Lujipeka : On a un public jeune. Ça, on l’a constaté.
Foda C : Tu reçois des messages de meufs ou même de mecs qui n’ont pas confiance en eux, qui parlent de tendances suicidaires. Ils nous demandent comment réagir face au harcèlement scolaire par exemple. On reçoit beaucoup de messages et on essaie de répondre au maximum. Notre public nous voit comme des grands frères, limite des héros. On essaie de calmer le jeu là-dessus.
Il y a un reportage dans lequel vous avez participé (Tracks Arte), où on vous a présenté un peu comme des rappeurs du 3e degré, limite des trolls du rap. Comment vous percevez cette étiquette-là ?
Lujipeka : On a détesté cette interview. Elle nous a vraiment fait perdre notre temps. Ce qui est présenté de nous, c’est vraiment une infime partie. L’entretien a duré longtemps, mais ils ont sorti des phrases de leur contexte. On n’était même pas au courant de cette image troll rap. Pour nous on fait du rap. Point. Pas du rap alternatif, pas du rap troll. Ça, c’est une case où on te met facilement. C’est une autre façon de dire «rappeur blanc», un peu tu vois ?

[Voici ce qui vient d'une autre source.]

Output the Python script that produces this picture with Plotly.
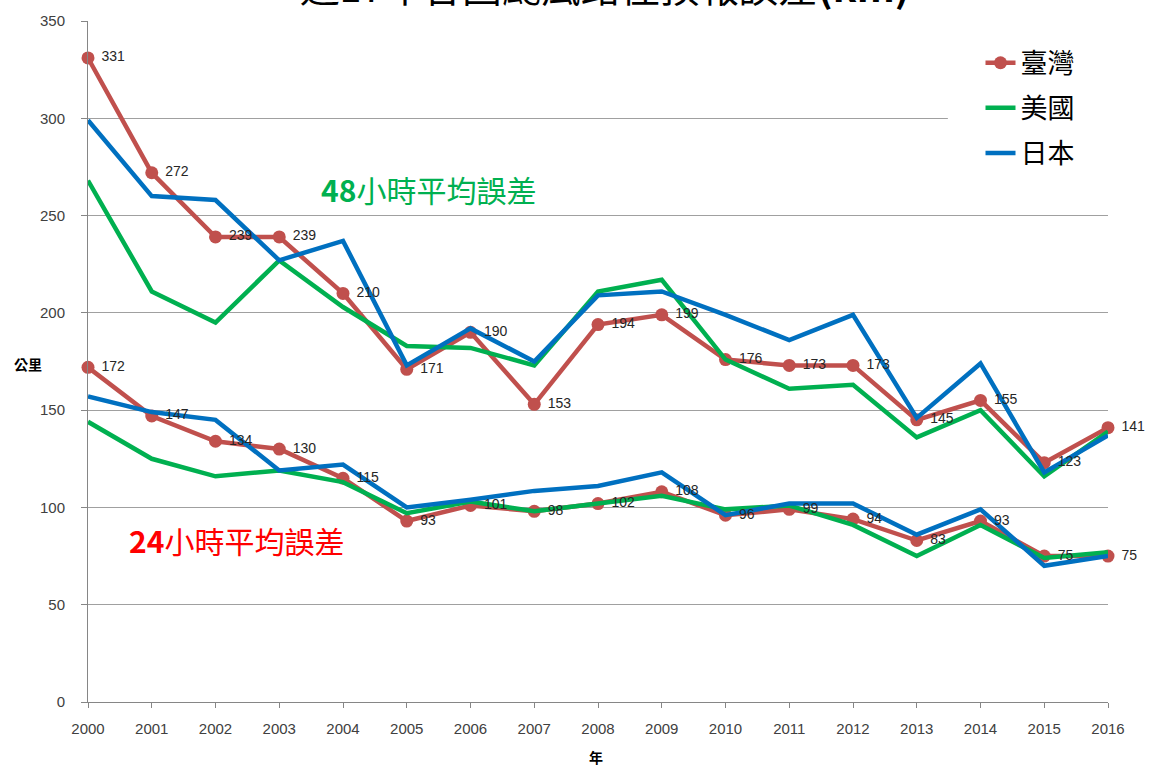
import plotly.graph_objects as go

years = list(range(2000, 2017))
year_labels = [str(y) for y in years]

tw_48 = [331, 272, 239, 239, 210, 171, 190, 153, 194, 199, 176, 173, 173, 145, 155, 123, 141]
us_48 = [268, 211, 195, 227, 203, 183, 182, 173, 211, 217, 176, 161, 163, 136, 150, 116, 139]
jp_48 = [299, 260, 258, 227, 237, 173, 192, 175, 209, 211, 199, 186, 199, 146, 174, 118, 137]

tw_24 = [172, 147, 134, 130, 115, 93, 101, 98, 102, 108, 96, 99, 94, 83, 93, 75, 75]
us_24 = [144, 125, 116, 119, 113, 97, 103, 98, 102, 106, 99, 101, 91, 75, 91, 74, 77]
jp_24 = [157, 149, 145, 119, 122, 100, 104, 108.5, 111, 118, 96, 102, 102, 86, 99, 70, 75]

TW_C = "#C0504D"
US_C = "#00B050"
JP_C = "#0070C0"

fig = go.Figure()

def add_series(name, ys48, ys24, color, markers):
    mode = "lines+markers" if markers else "lines"
    for i, ys in enumerate([ys48, ys24]):
        fig.add_trace(go.Scatter(
            x=years, y=ys, mode=mode, name=name, legendgroup=name,
            showlegend=(i == 0),
            line=dict(color=color, width=4.5),
            marker=dict(size=13, color=color),
            cliponaxis=False, hoverinfo="skip",
        ))

add_series("臺灣", tw_48, tw_24, TW_C, True)
add_series("美國", us_48, us_24, US_C, False)
add_series("日本", jp_48, jp_24, JP_C, False)

for ys in [tw_48, tw_24]:
    fig.add_trace(go.Scatter(
        x=years, y=ys, mode="markers+text", text=[str(v) for v in ys],
        textposition="middle right",
        marker=dict(size=20, opacity=0),
        textfont=dict(family="Liberation Sans", size=14, color="#262626"),
        showlegend=False, cliponaxis=False, hoverinfo="skip",
    ))

fig.update_layout(
    width=1152, height=766,
    margin=dict(l=88, r=44, t=18, b=64),
    paper_bgcolor="white", plot_bgcolor="white",
    font=dict(family="Noto Sans CJK TC", color="#000"),
    showlegend=True,
    legend=dict(
        x=0.875, y=0.974, xanchor="left", yanchor="top",
        bgcolor="rgba(0,0,0,0)", borderwidth=0,
        font=dict(family="Noto Sans CJK TC", size=27, color="#000"),
        itemwidth=30, tracegroupgap=7,
    ),
    xaxis=dict(
        range=[2000, 2016], tickvals=years, ticktext=year_labels,
        showgrid=False, zeroline=False,
        showline=True, linecolor="#868686", linewidth=1,
        ticks="outside", ticklen=5, tickcolor="#868686",
        tickfont=dict(family="Liberation Sans", size=15, color="#404040"),
        ticklabelstandoff=8,
    ),
    yaxis=dict(
        range=[0, 350], dtick=50, tick0=0,
        showgrid=True, gridcolor="#a0a0a0", gridwidth=1, zeroline=False,
        showline=True, linecolor="#868686", linewidth=1,
        ticks="outside", ticklen=6, tickcolor="#868686",
        tickfont=dict(family="Liberation Sans", size=15, color="#404040"),
        ticklabelstandoff=13,
    ),
    shapes=[
        dict(type="rect", xref="paper", yref="paper",
             x0=0.843, x1=1.0, y0=0.75, y1=0.98,
             fillcolor="white", line=dict(width=0), layer="above"),
    ],
    annotations=[
        dict(text="近17年各國颱風路徑預報誤差<b>(km)</b>", xref="paper", yref="paper",
             x=(605 - 88) / 1020, y=1.0 + 6 / 684, xanchor="center", yanchor="bottom",
             showarrow=False, font=dict(size=39.5, color="#000", family="Noto Sans CJK TC")),
        dict(text="<b>48</b>小時平均誤差", xref="paper", yref="paper",
             x=(428 - 88) / 1020, y=(702 - 187) / 684, xanchor="center", yanchor="middle",
             showarrow=False, font=dict(size=30, color=US_C, family="Noto Sans CJK TC")),
        dict(text="<b>24</b>小時平均誤差", xref="paper", yref="paper",
             x=(236 - 88) / 1020, y=(702 - 539) / 684, xanchor="center", yanchor="middle",
             showarrow=False, font=dict(size=30, color="#FF0000", family="Noto Sans CJK TC")),
        dict(text="<b>公里</b>", xref="paper", yref="paper",
             x=(28 - 88) / 1020, y=(702 - 363) / 684, xanchor="center", yanchor="middle",
             showarrow=False, font=dict(size=14, color="#000", family="Noto Sans CJK TC")),
        dict(text="<b>年</b>", xref="paper", yref="paper",
             x=(596 - 88) / 1020, y=(702 - 757) / 684, xanchor="center", yanchor="middle",
             showarrow=False, font=dict(size=14, color="#000", family="Noto Sans CJK TC")),
    ],
)

fig.write_html(
    "out.html",
    config={"displayModeBar": False},
    post_script="document.body.style.margin='0';document.body.style.padding='0';",
)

Le délire de Charles Vicomte, ça date et ils ont tout axé là-dessus. Pareil pour Lorenzo ou Vald ils ont vraiment détourné le truc. C’était vachement accusateur. Cette image de troll rap, c’est aussi ne pas prendre notre travail au sérieux ! Ce n’est pas parce qu’on a une touche d’humour qu’on ne fait pas les choses sérieusement.
Foda C : Je pense qu’aux États-Unis il n’y a pas de soucis à faire tous les styles de rap. Chacun a sa personnalité. La différence cultive quelque chose de positif. Aux États-Unis, lorsque tu es différent, tu crées un engouement. En France, dès que tu sors un peu des rangs, c’est plus difficile pour toi. On aimerait qu’il y ait plus de rappeurs différents.
Dernière question, la plus importante pour étoffer ma garde-robe, dans « Les Prélis », tu l’as sorti d’où ta combinaison en verre Foda C ?
Foda C : (Rires) C’est une idée que j’avais en gros. D’ailleurs, j’avais vu Maitre Gims dans un clip, il avait une combinaison comme ça en miroir. Je voulais faire un truc fait maison. J’ai acheté des fringues chez H&M et j’ai collé des verres d’un miroir cassé. Après avoir rappé mon couplet dans le froid, je ne pouvais pas enlever la combinaison sinon ça allait me couper. On a dû découper le tee-shirt dans le dos. Donc une heure de création, une heure de tournage. Ensuite la combinaison a été détruite.